Up until 2003, al-Baghdadi had never carried a weapon, but the American invasion in Iraq motivated him to take part in violent struggle. He joined al-Qaeda under the command of Osama Bin-Laden and was famous for being a savage fighter without mercy.

 

Al-Baghdadi was himself the student of an al-Qaeda operative who was no less cruel, the Jordanian Abu Musab al-Zarqawi who commanded al-Qaeda's forces in Iraq and was assassinated by American forces in 2006.

 

Al-Zarqawi was apparently successful in teaching al-Baghdadi his ruthlessness and efficiency. In 2010 the two managed to coordinate 60 terrorist attacks all in one day, killing 110.

 

According to reports, al-Baghdadi was a prisoner in an American base in Iraq for four years and upon his release in 2009 he promised the guards, "I'll see you in New York". He was imprisoned in the facility reserved for the most dangerous and extreme terrorists in custody.

 

ISIS militants force a column of what they said were captured Iraqi soldiers who they later executed. (Photo: AP) (Photo: AP)
ISIS militants force a column of what they said were captured Iraqi soldiers who they later executed. (Photo: AP)
 

 

In the coming years al-Baghdadi tried to reconnect to al-Qaeda, but was met with a cold shoulder. Gradually he began to challenge Bin-Laden's and al-Zarqawi's organization and in May 2014 he announced his departure from al-Qaeda, demanding that the group swear an oath to the new Islamic state he was determined to create.

 

Al-Baghdadi's voice can be heard on several recordings released by his organization, but finding pictures of the mysterious figure is a much more difficult task.
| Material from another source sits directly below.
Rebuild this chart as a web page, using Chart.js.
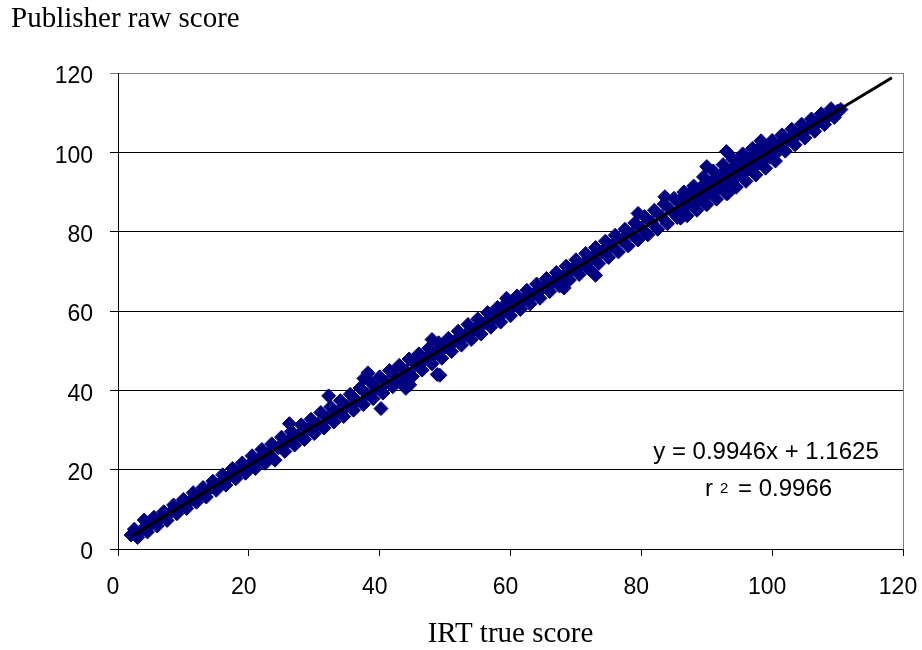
<!DOCTYPE html>
<html>
<head>
<meta charset="utf-8">
<title>Publisher raw score vs IRT true score</title>
<script src="https://cdn.jsdelivr.net/npm/chart.js@4.4.1/dist/chart.umd.min.js"></script>
<style>
  html, body { margin: 0; padding: 0; background: #fff; }
</style>
</head>
<body>
<canvas id="scoreChart" width="922" height="650"></canvas>
<script>
// IRT true score (x) and publisher raw score (y) for each examinee
const irtTrue = [
  2.0, 2.5, 3.0, 3.5, 4.0, 4.5, 5.0, 5.5, 6.0, 6.5,
  7.0, 7.5, 8.0, 8.5, 9.0, 9.5, 10.0, 10.5, 11.0, 11.5,
  12.0, 12.5, 13.0, 13.5, 14.0, 14.5, 15.0, 15.5, 16.0, 16.5,
  17.0, 17.5, 18.0, 18.5, 19.0, 19.5, 20.0, 20.5, 21.0, 21.5,
  22.0, 22.5, 23.0, 23.5, 24.0, 24.5, 25.0, 25.5, 26.0, 26.5,
  27.0, 27.5, 28.0, 28.5, 29.0, 29.5, 30.0, 30.5, 31.0, 31.5,
  32.0, 32.5, 33.0, 33.5, 34.0, 34.5, 35.0, 35.5, 36.0, 36.5,
  37.0, 37.5, 38.0, 38.5, 39.0, 39.5, 40.0, 40.5, 41.0, 41.5,
  42.0, 42.5, 43.0, 43.5, 44.0, 44.5, 45.0, 45.5, 46.0, 46.5,
  47.0, 47.5, 48.0, 48.5, 49.0, 49.5, 50.0, 50.5, 51.0, 51.5,
  52.0, 52.5, 53.0, 53.5, 54.0, 54.5, 55.0, 55.5, 56.0, 56.5,
  57.0, 57.5, 58.0, 58.5, 59.0, 59.5, 60.0, 60.5, 61.0, 61.5,
  62.0, 62.5, 63.0, 63.5, 64.0, 64.5, 65.0, 65.5, 66.0, 66.5,
  67.0, 67.5, 68.0, 68.5, 69.0, 69.5, 70.0, 70.5, 71.0, 71.5,
  72.0, 72.5, 73.0, 73.5, 74.0, 74.5, 75.0, 75.5, 76.0, 76.5,
  77.0, 77.5, 78.0, 78.5, 79.0, 79.5, 80.0, 80.5, 81.0, 81.5,
  82.0, 82.5, 83.0, 83.5, 84.0, 84.5, 85.0, 85.5, 86.0, 86.5,
  87.0, 87.5, 88.0, 88.5, 89.0, 89.5, 90.0, 90.5, 91.0, 91.5,
  92.0, 92.5, 93.0, 93.5, 94.0, 94.5, 95.0, 95.5, 96.0, 96.5,
  97.0, 97.5, 98.0, 98.5, 99.0, 99.5, 100.0, 100.5, 101.0, 101.5,
  102.0, 102.5, 103.0, 103.5, 104.0, 104.5, 105.0, 105.5, 106.0, 106.5,
  107.0, 107.5, 108.0, 108.5, 109.0, 109.5, 110.0, 110.5,
  // the wider stretch between 85 and 101
  85.7, 86.7, 87.7, 88.7, 89.7, 90.7, 91.7, 92.7, 93.7, 94.7,
  95.7, 96.7, 97.7, 98.7, 99.7, 100.7,
  86.2, 87.2, 88.2, 89.2, 90.2, 91.2, 92.2, 93.2, 94.2, 95.2,
  96.2, 97.2, 98.2, 99.2,
  // stragglers off the main band
  26.2, 32.2, 37.6, 38.2, 40.2, 44.0, 44.6, 48.0, 48.8, 49.2,
  59.4, 68.2, 73.0, 79.5, 83.6, 86.0, 90.0, 93.0, 93.2, 98.3
];
const rawScore = [
  3.5, 5.0, 2.9, 4.6, 7.3, 4.3, 6.3, 8.0, 5.8, 7.6,
  9.4, 7.2, 9.2, 11.1, 8.9, 10.7, 12.5, 10.2, 12.0, 14.2,
  11.8, 13.7, 15.5, 13.1, 15.2, 17.1, 14.8, 16.5, 18.7, 16.1,
  18.2, 20.3, 17.7, 19.5, 21.7, 19.1, 21.1, 23.5, 20.3, 22.7,
  25.1, 21.6, 24.0, 26.5, 22.4, 25.5, 28.2, 24.6, 27.1, 29.6,
  26.2, 28.6, 31.3, 27.6, 30.1, 32.7, 29.1, 31.4, 34.4, 30.5,
  33.0, 35.8, 32.0, 34.5, 37.4, 33.4, 36.0, 39.0, 35.0, 37.4,
  40.6, 36.4, 39.1, 42.2, 37.9, 40.5, 43.4, 39.3, 42.0, 45.0,
  40.9, 43.5, 46.3, 42.2, 44.9, 47.9, 43.5, 46.5, 49.2, 45.1,
  47.9, 50.6, 46.7, 49.4, 52.0, 48.1, 50.9, 53.1, 49.8, 52.5,
  54.9, 51.4, 53.8, 56.6, 52.8, 55.4, 58.0, 54.2, 56.9, 59.6,
  55.9, 58.4, 60.9, 57.2, 59.7, 62.2, 58.8, 61.4, 63.8, 60.4,
  62.9, 65.2, 61.8, 64.2, 66.8, 63.2, 65.9, 68.2, 64.9, 67.4,
  69.7, 66.3, 68.7, 71.3, 67.8, 70.5, 72.9, 69.2, 71.8, 74.5,
  70.6, 73.4, 76.0, 72.0, 74.9, 77.6, 73.5, 76.4, 79.1, 74.9,
  77.9, 80.6, 76.4, 79.4, 82.2, 77.9, 80.9, 83.8, 79.2, 82.4,
  85.4, 80.6, 83.9, 87.0, 82.0, 85.4, 88.4, 83.6, 86.9, 90.0,
  84.0, 88.4, 91.5, 85.4, 89.9, 93.8, 86.8, 91.4, 95.3, 88.2,
  92.8, 96.9, 89.6, 94.3, 98.3, 91.2, 95.8, 99.6, 92.7, 97.3,
  101.0, 94.3, 98.7, 101.7, 96.0, 100.2, 103.0, 97.8, 101.8, 104.4,
  100.3, 103.2, 105.8, 101.9, 104.6, 107.1, 103.6, 106.1, 108.4, 105.3,
  107.5, 109.7, 107.0, 109.0, 111.0, 108.8, 110.4, 110.8,
  84.9, 85.9, 86.8, 87.9, 88.8, 89.9, 90.8, 91.9, 92.8, 93.9,
  94.8, 95.9, 96.8, 97.9, 98.8, 99.9,
  88.4, 89.3, 90.4, 91.3, 92.4, 93.3, 94.4, 95.3, 96.4, 97.3,
  98.4, 99.3, 100.3, 101.3,
  31.6, 38.6, 43.0, 44.4, 35.4, 40.5, 41.4, 52.8, 44.0, 43.8,
  63.2, 65.8, 69.0, 84.6, 88.8, 83.4, 96.4, 100.2, 89.6, 102.9
];

// linear fit reported on the chart
const fitSlope = 0.9946;
const fitIntercept = 1.1625;
const fitR2 = 0.9966;
const fitRange = [2.0, 118.3];

const tickValues = [0, 20, 40, 60, 80, 100, 120];

const points = irtTrue.map((x, i) => ({ x: x, y: rawScore[i] }));
const fitLine = fitRange.map(x => ({ x: x, y: fitSlope * x + fitIntercept }));

const sans = '"Liberation Sans", Arial, sans-serif';
const serif = '"Liberation Serif", "Times New Roman", serif';

// titles, equation box and the grey frame on the right
const annotations = {
  id: 'annotations',
  beforeDatasetsDraw(chart) {
    const { ctx, chartArea: a } = chart;
    ctx.save();
    ctx.strokeStyle = '#808080';
    ctx.lineWidth = 1;
    ctx.beginPath();
    ctx.moveTo(Math.round(a.right) + 0.5, a.top);
    ctx.lineTo(Math.round(a.right) + 0.5, a.bottom);
    ctx.stroke();
    ctx.restore();
  },
  afterDraw(chart) {
    const { ctx, chartArea: a } = chart;
    ctx.save();
    ctx.fillStyle = '#000';
    ctx.textBaseline = 'alphabetic';

    ctx.font = '29px ' + serif;
    ctx.textAlign = 'left';
    ctx.fillText('Publisher raw score', 11, 27);
    ctx.textAlign = 'center';
    ctx.fillText('IRT true score', (a.left + a.right) / 2, 642);

    ctx.font = '24px ' + sans;
    ctx.fillText('y = ' + fitSlope + 'x + ' + fitIntercept, 766, 459);

    ctx.textAlign = 'left';
    ctx.fillText('r', 705, 496);
    ctx.font = '15px ' + sans;
    ctx.fillText('2', 720, 493);
    ctx.font = '24px ' + sans;
    ctx.fillText('= ' + fitR2, 738, 496);
    ctx.restore();
  }
};

new Chart(document.getElementById('scoreChart').getContext('2d'), {
  type: 'scatter',
  data: {
    datasets: [
      {
        type: 'line',
        label: 'Linear fit',
        data: fitLine,
        borderColor: '#000',
        borderWidth: 3,
        pointRadius: 0,
        fill: false,
        order: 0
      },
      {
        label: 'Scores',
        data: points,
        pointStyle: 'rectRot',
        pointRadius: 7,
        pointBackgroundColor: '#000080',
        pointBorderColor: '#000080',
        pointBorderWidth: 1,
        order: 1
      }
    ]
  },
  options: {
    responsive: false,
    animation: false,
    layout: { padding: { top: 73, right: 0, left: 0, bottom: 0 } },
    plugins: {
      legend: { display: false },
      tooltip: { enabled: false }
    },
    scales: {
      x: {
        type: 'linear',
        min: 0,
        max: 120,
        afterFit: s => {
          s.height = 101;
          // keep the plot frame at a fixed right edge
          s.paddingLeft = 0;
          s.paddingRight = 19;
        },
        afterBuildTicks: s => { s.ticks = tickValues.map(v => ({ value: v })); },
        grid: { drawOnChartArea: false, drawTicks: true, tickLength: 7, color: '#000' },
        border: { display: true, color: '#000', width: 1 },
        ticks: {
          color: '#000',
          font: { family: sans, size: 23 },
          padding: 18,
          labelOffset: -5,
          maxRotation: 0
        }
      },
      y: {
        type: 'linear',
        min: 0,
        max: 120,
        afterFit: s => { s.width = 118; },
        afterBuildTicks: s => { s.ticks = tickValues.map(v => ({ value: v })); },
        grid: {
          color: ctx => (ctx.tick && ctx.tick.value === 120 ? '#808080' : '#000'),
          tickLength: 8
        },
        border: { display: true, color: '#000', width: 1 },
        ticks: {
          color: '#000',
          font: { family: sans, size: 23 },
          padding: 17,
          labelOffset: 4
        }
      }
    }
  },
  plugins: [annotations]
});
</script>
</body>
</html>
In the publication Al-Hayat, it was reported that "Al-Baghdadi is jihadist who's kept away from the camera lens and public stage."

 

"In this way he is different from Bin-Laden and al-Zarqawi, the leaders of al-Qaeda who were publicized through recordings and photographs that they sent to media outlets," said the report. That's also the reason that one of the only photographs of al-Baghdadi was provided by the Iraqi government at the beginning of 2014.

 

According to recent reports from Syria, ISIS took control of two towns in the east of the country, Mayadin and Shohail which were previously controlled by Jabhat AL - Nusra.

 

The takeover of the region was allowed by alliance between the militants and local residents. According to The Syrian Observatory of Human Rights based in London, ISIS currently controls an area of Syria five times larger than Lebanon.

 

Meanwhile, Al-Arabiya reported that Saudi Arabia sent 30,000 soldiers to their border with Iraq Thursday after Iraqi soldiers withdrew from the area. The entire border between the two nations stretches some 800 kilometers.

 

According to the report in Al-Arabiya, which is based in Saudi Arabia, the withdrawing Iraqi soldiers left the border unguarded, and judging by satellite images made their way to the desert east of Karbala.

 

US forces also stepped up action Thursday in fear of attacks from Jihadists by increasing security in airports worldwide.